Composer and creator of Car Music Project

Bill Milbrodt is a composer and creator of the Car Music Project, a band that plays music on instruments made from car parts. The instruments have names like "exhaustaphone", "tank bass", "doorimba", "tube flute", and "percarsion". The band plays music that is written by Milbrodt and also does improvising in which the written music is played by some members of the band while other members improvise, sometimes several at one time.

Milbrodt won an Emmy Award in New York City for a 1991 musical score he composed electronically for a short avant-garde video called "American Venus". He made his living mainly as a composer of music for commercial purposes, and as a sound designer, and did occasional performances for the Car Music Project. In 2005 he formed an ensemble called "The Car Music Project", with regular members/sidemen, for the purpose of performing on a regular basis.

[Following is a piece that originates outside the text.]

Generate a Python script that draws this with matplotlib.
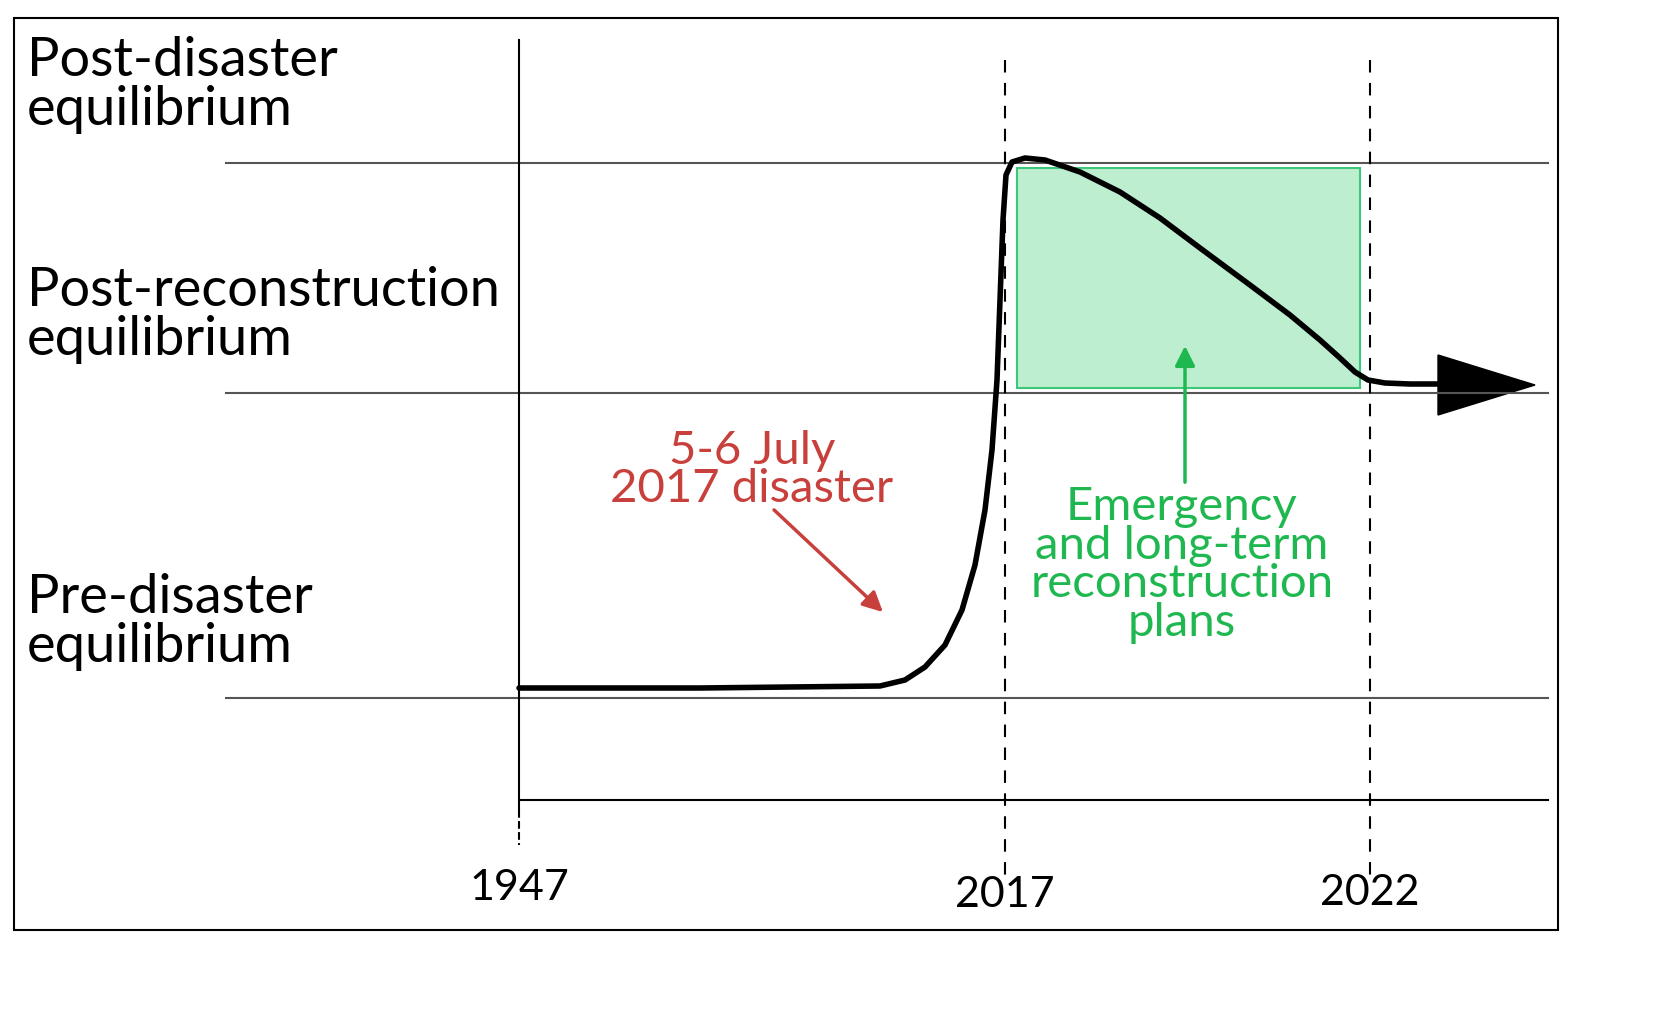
import numpy as np
import matplotlib.pyplot as plt
from matplotlib.patches import Rectangle, Polygon

plt.rcParams['font.family'] = ['Lato', 'DejaVu Sans']

# conceptual trajectory (diagram units: x px, y px from top)
curve_x = [519, 700, 880, 905, 925, 945, 962, 975, 985, 992, 997, 1000, 1003, 1006, 1012, 1025,
           1045, 1080, 1120, 1160, 1200, 1250, 1290, 1320, 1340, 1355, 1368, 1385, 1410, 1440]
curve_y = [688, 688, 686, 680, 667, 645, 610, 565, 510, 450, 380, 300, 220, 175, 162, 158,
           160, 172, 192, 218, 248, 285, 315, 340, 358, 372, 380, 383, 384, 384]
level_y = [163, 393, 698]
level_labels = ['Post-disaster\nequilibrium', 'Post-reconstruction\nequilibrium', 'Pre-disaster\nequilibrium']
label_y = [85, 315, 622]
year_x = [519, 1005, 1370]
year_labels = ['1947', '2017', '2022']
year_label_y = [888, 895, 893]

fig = plt.figure(figsize=(16.73, 10.11), dpi=100)
ax = fig.add_axes([0, 0, 1, 1])
ax.set_xlim(0, 1673)
ax.set_ylim(1011, 0)
ax.axis('off')

ax.add_patch(Rectangle((14, 18), 1544, 912, fill=False, ec='black', lw=1.5))
for y in level_y:
    ax.plot([226, 1548], [y, y], color='#555555', lw=1.5)
ax.plot([520, 1548], [800, 800], color='black', lw=1.5)
ax.plot([519, 519], [40, 810], color='black', lw=1.5)
ax.plot([519, 519], [810, 845], color='black', lw=1.5, ls='--')
for x in year_x[1:]:
    ax.plot([x, x], [60, 880], color='black', lw=1.5, ls=(0, (6, 5)))

ax.add_patch(Rectangle((1017, 168), 343, 220, fc='#bdeed0', ec='#3cc878', lw=1.5))

ax.plot(curve_x, curve_y, color='black', lw=4, solid_capstyle='round', solid_joinstyle='round')
ax.add_patch(Polygon([[1438, 355], [1535, 385], [1438, 415]], closed=True, fc='black', ec='black'))

for t, y in zip(level_labels, label_y):
    ax.text(27, y, t, fontsize=39, va='center', ha='left', linespacing=1.0)
for x, t, y in zip(year_x, year_labels, year_label_y):
    ax.text(x, y, t, fontsize=31, ha='center', va='center')

ax.text(752, 470, '5-6 July\n2017 disaster', fontsize=34, color='#c8403c', ha='center',
        va='center', linespacing=0.9)
ax.annotate('', xy=(885, 614), xytext=(772, 508),
            arrowprops=dict(arrowstyle='-|>,head_length=1.2,head_width=0.6', color='#c8403c', lw=2.5))
ax.text(1182, 565, 'Emergency\nand long-term\nreconstruction\nplans', fontsize=34, color='#1fb850',
        ha='center', va='center', linespacing=0.9)
ax.annotate('', xy=(1185, 343), xytext=(1185, 485),
            arrowprops=dict(arrowstyle='-|>,head_length=1.2,head_width=0.6', color='#1fb850', lw=2.5))

fig.savefig('out.png', dpi=100)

Milbrodt is a self-taught composer. He studied Film Production at the New York University Film School, and graduated in 1977. He refers to some of his compositions as "sonic pantomimes".

==Car Music Project==
The Car Music Project is both the name of a project and the name of a band conceived and led by American composer Milbrodt. The band—a live performance and recording ensemble—is part of the project. The project began in 1995 as an attempt by Milbrodt to "turn a car into music that can be expressed in written form and, therefore, performed and interpreted by more than one musician or group of musicians." More specifically, Milbrodt wanted playable musical instruments created from his own car, and wanted them to represent the four instrument families of the traditional orchestra: winds, brass, percussion, and strings. To accomplish his goal, he hired professional auto mechanics to disassemble his car, and commissioned metal sculptor Ray Faunce III to create a series of playable musical instruments from the car's parts. Faunce worked with a team that included musicians, an engineer, a physicist, a glass cutter, and others to create a series of instruments, which were given names like Convertibles and Tube Flutes (winds), Strutbone and Exhaustaphone (brass), Percarsion (percussion, of course), and Tank Bass and Air Guitar (strings).

===Band ===
The band in its present form as an ongoing ensemble called the "Car Music Project" was started by Milbrodt in early 2005. (Previously, Milbrodt and individual members of the current ensemble had performed in an ad hoc fashion, pulling the musicians together for rehearsal when the need arose.) The members of the Car Music Project include Eric Haltmeier on reed and non-reed instruments classified as "winds", James Spotto on instruments classified as "brass", William Trigg on Percarsion, and Wilbo Wright and Milbrodt on strings. The band's leader and composer is Milbrodt. The Car Music Project performed several concerts in 2005, culminating with a performance at the Philadelphia Live Arts & Fringe Festival.